Short problem: Only the pictures are omitted; repeat all other data exactly.
::::::::
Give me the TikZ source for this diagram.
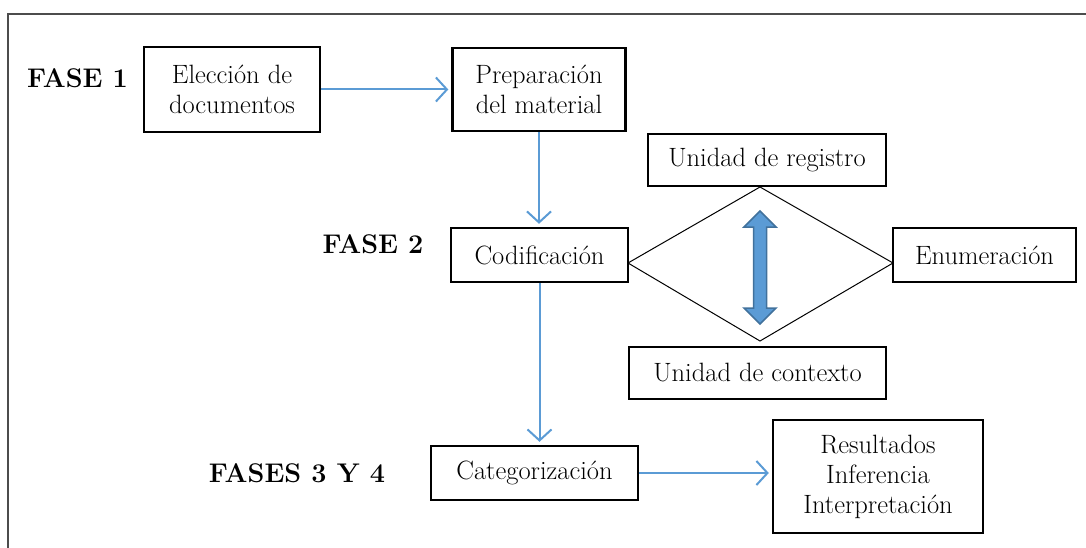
\documentclass[tikz,border=0pt]{standalone}
\usepackage{fontspec}
\setmainfont{Latin Modern Roman}
\usetikzlibrary{arrows.meta}
\definecolor{flowblue}{HTML}{5B9BD5}
\definecolor{flowblueedge}{HTML}{41719C}
\begin{document}
\begin{tikzpicture}[x=1pt,y=-1pt,
  stepbox/.style={draw=black,line width=2.4pt,fill=white,inner sep=2pt,
    align=center,font=\fontsize{26.5}{30}\selectfont},
  phase/.style={font=\fontsize{27}{30}\selectfont\bfseries},
  flow/.style={draw=flowblue,line width=2pt,shorten >=3pt,
    -{Straight Barb[length=11pt,width=24pt,line width=2pt]}},
  thin/.style={draw=black,line width=1pt}]
\useasboundingbox (0,0) rectangle (1086,548);

% frame
\draw[gray!60!black,line width=1.5pt] (8,548) -- (8,14) -- (1086,14);

% phase labels
\node[phase] (f1) at (77.5,78) {FASE 1};
\node[phase] (f2) at (373,244) {FASE 2};
\node[phase] (f34) at (297,473) {FASES 3 Y 4};

% steps
\node[stepbox,minimum width=176pt,minimum height=85pt] (elec) at (232,89.5) {Elección de\\documentos};
\node[stepbox,minimum width=173pt,minimum height=83pt] (prep) at (539,89.5) {Preparación\\del material};
\node[stepbox,minimum width=177pt,minimum height=54pt] (cod) at (539.5,255) {Codificación};
\node[stepbox,minimum width=207pt,minimum height=54pt] (cat) at (534.5,473) {Categorización};
\node[stepbox,minimum width=210pt,minimum height=113pt] (res) at (878,476.5) {Resultados\\Inferencia\\Interpretación};

% coding units around the diamond
\coordinate (dl) at (628,263);
\coordinate (dt) at (760,187);
\coordinate (dr) at (893,263);
\coordinate (db) at (760,341);
\draw[thin] (dl) -- (dt) -- (dr) -- (db) -- cycle;

\node[stepbox,minimum width=238pt,minimum height=52pt] (reg) at (767,160) {Unidad de registro};
\node[stepbox,minimum width=183pt,minimum height=54pt] (enum) at (984.5,255) {Enumeración};
\node[stepbox,minimum width=257pt,minimum height=52pt] (ctx) at (757.5,373) {Unidad de contexto};

% double arrow inside the diamond
\filldraw[fill=flowblue,draw=flowblueedge,line width=1.5pt,line join=miter]
  (760,211) -- (776,227) -- (766.5,227) -- (766.5,308) -- (776,308) -- (760,324)
  -- (744,308) -- (753.5,308) -- (753.5,227) -- (744,227) -- cycle;

% flow connectors
\draw[flow] (elec.east) -- (prep.west);
\draw[flow] (prep.south) -- (prep.south |- cod.north);
\draw[flow] (cod.south) -- (cod.south |- cat.north);
\draw[flow] (cat.east) -- (cat.east -| res.west);
\end{tikzpicture}
\end{document}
::::::::
Written response:
Give me the TikZ source for this diagram.
\documentclass[tikz,border=0pt]{standalone}
\usepackage{fontspec}
\setmainfont{Latin Modern Roman}
\usetikzlibrary{arrows.meta}
\definecolor{flowblue}{HTML}{5B9BD5}
\definecolor{flowblueedge}{HTML}{41719C}
\begin{document}
\begin{tikzpicture}[x=1pt,y=-1pt,
  stepbox/.style={draw=black,line width=2.4pt,fill=white,inner sep=2pt,
    align=center,font=\fontsize{26.5}{30}\selectfont},
  phase/.style={font=\fontsize{27}{30}\selectfont\bfseries},
  flow/.style={draw=flowblue,line width=2pt,shorten >=3pt,
    -{Straight Barb[length=11pt,width=24pt,line width=2pt]}},
  thin/.style={draw=black,line width=1pt}]
\useasboundingbox (0,0) rectangle (1086,548);

% frame
\draw[gray!60!black,line width=1.5pt] (8,548) -- (8,14) -- (1086,14);

% phase labels
\node[phase] (f1) at (77.5,78) {FASE 1};
\node[phase] (f2) at (373,244) {FASE 2};
\node[phase] (f34) at (297,473) {FASES 3 Y 4};

% steps
\node[stepbox,minimum width=176pt,minimum height=85pt] (elec) at (232,89.5) {Elección de\\documentos};
\node[stepbox,minimum width=173pt,minimum height=83pt] (prep) at (539,89.5) {Preparación\\del material};
\node[stepbox,minimum width=177pt,minimum height=54pt] (cod) at (539.5,255) {Codificación};
\node[stepbox,minimum width=207pt,minimum height=54pt] (cat) at (534.5,473) {Categorización};
\node[stepbox,minimum width=210pt,minimum height=113pt] (res) at (878,476.5) {Resultados\\Inferencia\\Interpretación};

% coding units around the diamond
\coordinate (dl) at (628,263);
\coordinate (dt) at (760,187);
\coordinate (dr) at (893,263);
\coordinate (db) at (760,341);
\draw[thin] (dl) -- (dt) -- (dr) -- (db) -- cycle;

\node[stepbox,minimum width=238pt,minimum height=52pt] (reg) at (767,160) {Unidad de registro};
\node[stepbox,minimum width=183pt,minimum height=54pt] (enum) at (984.5,255) {Enumeración};
\node[stepbox,minimum width=257pt,minimum height=52pt] (ctx) at (757.5,373) {Unidad de contexto};

% double arrow inside the diamond
\filldraw[fill=flowblue,draw=flowblueedge,line width=1.5pt,line join=miter]
  (760,211) -- (776,227) -- (766.5,227) -- (766.5,308) -- (776,308) -- (760,324)
  -- (744,308) -- (753.5,308) -- (753.5,227) -- (744,227) -- cycle;

% flow connectors
\draw[flow] (elec.east) -- (prep.west);
\draw[flow] (prep.south) -- (prep.south |- cod.north);
\draw[flow] (cod.south) -- (cod.south |- cat.north);
\draw[flow] (cat.east) -- (cat.east -| res.west);
\end{tikzpicture}
\end{document}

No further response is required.